Author ORCID Identifier:

https://orcid.org/0000-0001-9050-4103

Date of Graduation

5-2026

Document Type

Thesis

Degree Name

Master of Science in Electrical Engineering (MSEE)

Degree Level

Graduate

Department

Electrical Engineering

Advisor/Mentor

McCann, Roy

Committee Member

Mantooth, Alan

Second Committee Member

Wu, Jingxian

Keywords

GPS; IMU; Kalman Filter; Navigation; Sensor Fusion; State Estimation

Abstract

Unmanned Aerial Vehicles (UAVs) like quadcopters are widely used in civilian and military applications such as farming, photography, search and rescue missions, and autonomous navigation and motion. The performance and stability of these systems depend on accurate state estimation, which provides real-time information about the vehicle’s position, velocity, and orientation. However, achieving reliable state estimation is challenging due to sensor noise, measurement uncertainty, and inaccurate modeling.
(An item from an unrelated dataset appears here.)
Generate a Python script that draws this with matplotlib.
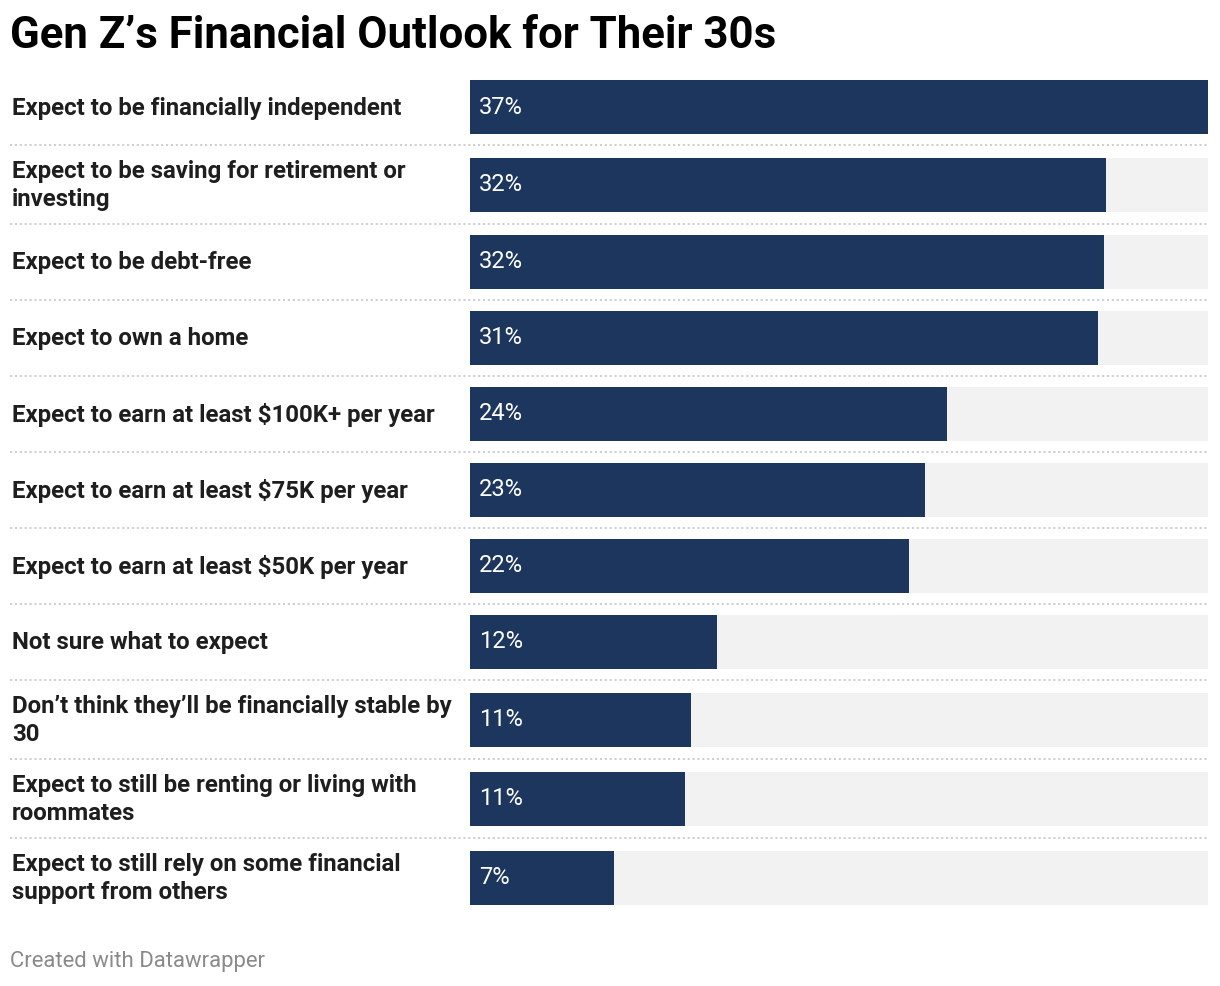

Common navigation sensors such as the Global Positioning System (GPS) and Inertial Measurement Units (IMUs) exhibit complementary characteristics. GPS provides absolute position measurements but suffers from noise, multipath effects, and low update rates, while IMUs provide high-frequency motion measurements but accumulate drift over time due to integration errors. This thesis investigates the use of a linear Kalman filter to improve quadcopter state estimation through GPS and IMU sensor fusion. A six-degree-of-freedom quadcopter dynamic model is derived and linearized around a hovering equilibrium point, resulting in a linear state-space representation suitable for estimator design. The use of MATLAB/SIMULINK to compare the GPS-only, IMU-only, and GPS-aided IMU and result simulations shows that Kalman filter-based sensor fusion improves trajectory tracking accuracy by reducing accumulated drift and filtering noisy measurements.